Eurexit em cadeira de rodas

Se, à última hora, se evitou, pelo menos provisoriamente, o Grexit, será possível impedir o…Eurexit? A Grécia não saiu formalmente do euro, mas só à custa de uma tremenda humilhação – ou um «catálogo de horrores», segundo o mais influente semanário alemão, Der Spiegel – que a torna uma espécie de protectorado ou colónia dos…

Tudo aquilo que justificara a crença num ideal de paz, prosperidade e solidariedade entre os povos europeus, a «Europa Connosco» reivindicada pelo PS e Mário Soares nesses tempos já distantes da adesão portuguesa à CEE, não sobreviverá à sua própria negação, a essa «Deseuropa» de que falava Edgar Morin.

 

A cimeira que terminou na passada segunda-feira às 9 da manhã, depois de dezassete horas de golpes de teatro mais ou menos patéticos e peripécias indignas da elite política europeia, acabou por confirmar o que já se temia, tendo em conta os episódios anteriores e o clima de tensão extrema que se instalara nos bastidores das negociações. 

Todos ficaram mal na fotografia, mesmo aqueles que insistiram numa saída desesperada para evitar o fiasco. Foi o caso de François Hollande, esforçando-se por fazer a ponte entre os dois pólos principais do conflito – ou seja: Berlim e Atenas – mas conseguindo obter apenas um compromisso pífio em que, no fundo, ninguém verdadeiramente acreditou. 

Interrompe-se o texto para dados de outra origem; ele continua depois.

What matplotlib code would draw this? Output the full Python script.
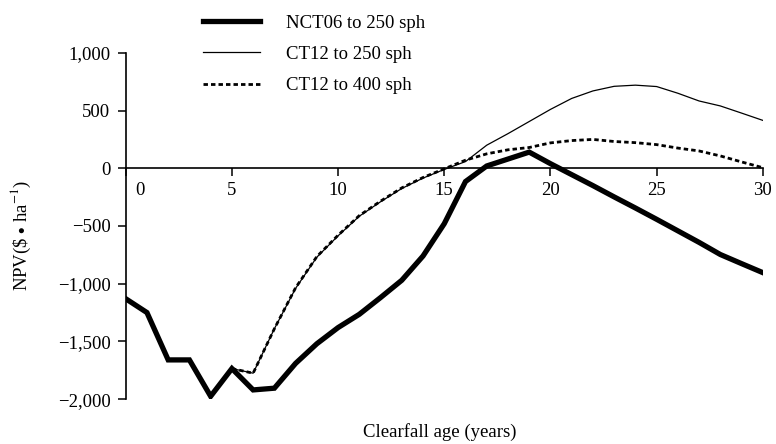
#!/usr/bin/env python3
# NPV vs clearfall age for three thinning regimes.
import numpy as np
import matplotlib
matplotlib.use("Agg")
import matplotlib.pyplot as plt
from matplotlib.transforms import ScaledTranslation

# --- data ---
years_nct = list(range(0, 31))
npv_nct06_250 = [-1130, -1250, -1660, -1660, -1975, -1735, -1920, -1905, -1690, -1520,
                 -1380, -1265, -1120, -970, -760, -480, -115, 20, 80, 140,
                 40, -55, -150, -248, -344, -442, -542, -642, -747, -826, -904]

years_ct = list(range(5, 31))
npv_ct12_250 = [-1735, -1775, -1390, -1040, -770, -585, -415, -290, -175, -85,
                -10, 58, 200, 300, 405, 510, 605, 670, 710, 720,
                708, 650, 583, 540, 478, 415]
npv_ct12_400 = [-1735, -1775, -1390, -1035, -765, -580, -410, -285, -170, -80,
                -5, 70, 125, 160, 180, 220, 240, 250, 232, 222,
                205, 175, 150, 107, 55, 5]

labels = ["NCT06 to 250 sph", "CT12 to 250 sph", "CT12 to 400 sph"]
x_ticks = [0, 5, 10, 15, 20, 25, 30]
y_ticks = [-2000, -1500, -1000, -500, 0, 500, 1000]

plt.rcParams["font.family"] = ["Liberation Serif", "DejaVu Serif"]
plt.rcParams["mathtext.fontset"] = "stix"
FS = 13.5

fig = plt.figure(figsize=(7.76, 4.44), dpi=100)
ax = fig.add_axes([0.162, 0.101, 0.821, 0.780])

l1, = ax.plot(years_nct, npv_nct06_250, color="black", lw=3.8, solid_joinstyle="miter")
l2, = ax.plot(years_ct, npv_ct12_250, color="black", lw=0.9)
l3, = ax.plot(years_ct, npv_ct12_400, color="black", lw=2.0, ls=(0, (1.6, 1.1)))

ax.set_xlim(0, 30)
ax.set_ylim(-2000, 1000)
ax.spines["top"].set_visible(False)
ax.spines["right"].set_visible(False)
ax.spines["bottom"].set_position(("data", 0))
ax.spines["left"].set_linewidth(1.2)
ax.spines["bottom"].set_linewidth(1.2)

ax.set_xticks(x_ticks)
ax.set_xticklabels([str(v) for v in x_ticks])
ax.set_yticks(y_ticks)
ax.set_yticklabels([f"{v:,}".replace("-", "\u2212") for v in y_ticks])
ax.tick_params(axis="both", direction="out", length=6, width=1.1, labelsize=FS)
ax.tick_params(axis="x", pad=4)
ax.tick_params(axis="y", pad=5)

# nudge the "0" label off the y spine
lab0 = ax.get_xticklabels()[0]
lab0.set_transform(lab0.get_transform() + ScaledTranslation(0.14, 0, fig.dpi_scale_trans))

fig.text(0.567, 0.027, "Clearfall age (years)", ha="center", va="center", fontsize=FS)
fig.text(0.027, 0.47, r"NPV(\$ $\bullet$ ha$^{-1}$)", ha="center", va="center",
         rotation=90, fontsize=FS)

fig.legend([l1, l2, l3], labels, loc="upper left", bbox_to_anchor=(0.262, 0.967),
           frameon=False, fontsize=FS, handlelength=3.0, handletextpad=1.4,
           labelspacing=0.75, borderpad=0, borderaxespad=0)

fig.savefig("out.png", dpi=100)
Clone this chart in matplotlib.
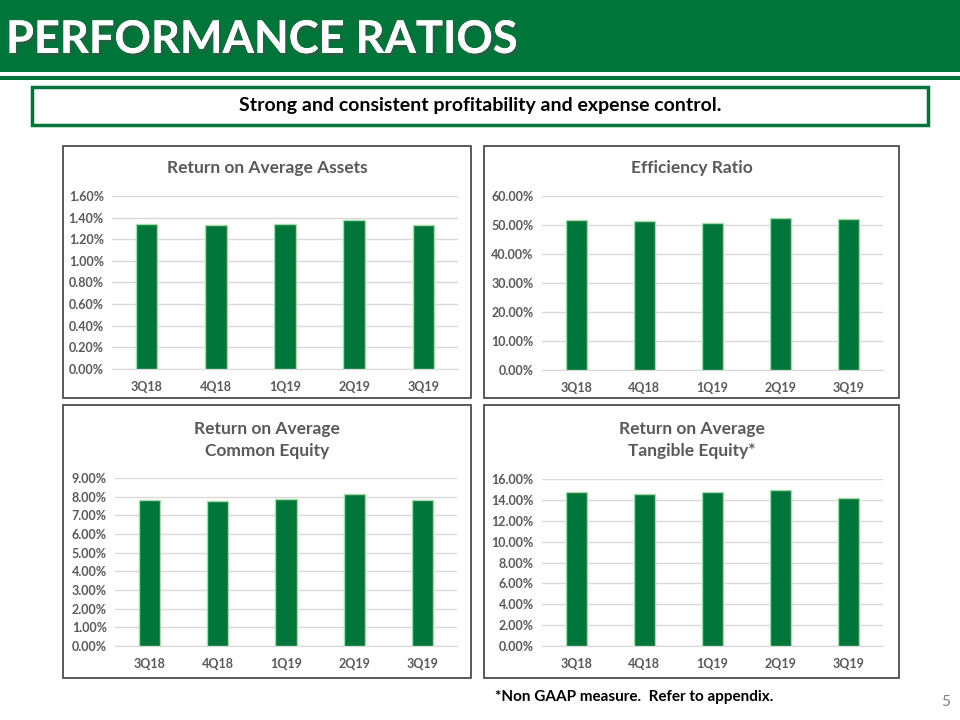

O impopular e pusilânime Presidente francês, velho especialista em sínteses de posições adversas, precisava de mais uma que o fizesse aparecer, em vésperas do 14 de Julho, como salvador da Europa. Esperava ganhar com isso um retorno de respeitabilidade, sobretudo para consumo interno, no momento em que já está em campanha para as presidenciais de 2017. Mas quando as dissensões europeias se mostram tão incuráveis, qualquer esforço de síntese, por muito laborioso que seja, parece condenado irremediavelmente ao fracasso.

 

De facto, mal o acordo acabava de ser assinado, com muitas pontas soltas e incógnitas de solução improvável – pelo menos em tempo útil -, já Wolfgang Schäuble, protagonista da cruzada anti-grega, não hesitava pôr em xeque a autoridade da chanceler Merkel, insistindo de novo na necessidade da saída temporária da Grécia do euro (uma proposta sua que fora afastada na cimeira).

No outro extremo, Alexis Tsipras – rosto principal da humilhação helénica no acordo que o descartado Varoufakis comparou a um novo Tratado de Versalhes – mostrava todo o seu desalento a uma televisão grega ao assumir «a responsabilidade por um texto no qual não acredito, mas que assinei para evitar o desastre do país». Ora, se Tsipras não acredita no acordo que assinou, como ter a garantia de que o vai cumprir? Os anti-gregos de serviço logo encontraram mais um motivo para confirmar o que sempre mais dividiu os negociadores: a falta de confiança.

Mas para completar o quadro só faltava mesmo o FMI colocar-se à margem dos compromissos estabelecidos em Bruxelas, considerando a dívida da Grécia «altamente insustentável» e propondo a extensão da maturidade dessa dívida em mais trinta anos do que o previsto (é precisamente aquilo de que os mais recalcitrantes europeus nem querem ouvir falar). 

 

Implacável na aplicação da receita da austeridade – que, como se viu no passado, só contribuirá para um novo aumento da dívida, por muito diligentes que se revelem os gregos em estado crescente de asfixia – o FMI volta a propor a quadratura do círculo. 

Ora, apesar das divergências com o FMI sobre a reestruturação da dívida grega, o texto do acordo de Bruxelas aponta num idêntico sentido: para receber os 86 mil milhões previstos no novo plano de resgate, a Grécia terá de submeter-se ao agravamento das já draconianas condições que a condenaram ao fracasso económico e à miséria social. Exigir reformas radicais – por mais indispensáveis que sejam -, num quadro de recessão e depressão acrescidas, é comprovadamente um absurdo. 

Esse absurdo só se percebe se, para além das razões financeiras, económicas e políticas, existir um elemento de irracionalidade dogmática e punitiva que o intratável sr. Schäuble encarna como ninguém. Vítima de um atentado que o obrigou a mover-se numa cadeira de rodas, este homem permanentemente azedo, arrogante e zangado com o mundo parece querer culpabilizar os gregos – ou todos quantos com eles se pareçam – pela infelicidade do seu destino. E a sua cadeira de rodas é uma metáfora cruel do destino europeu, do Eurexit a que assistimos.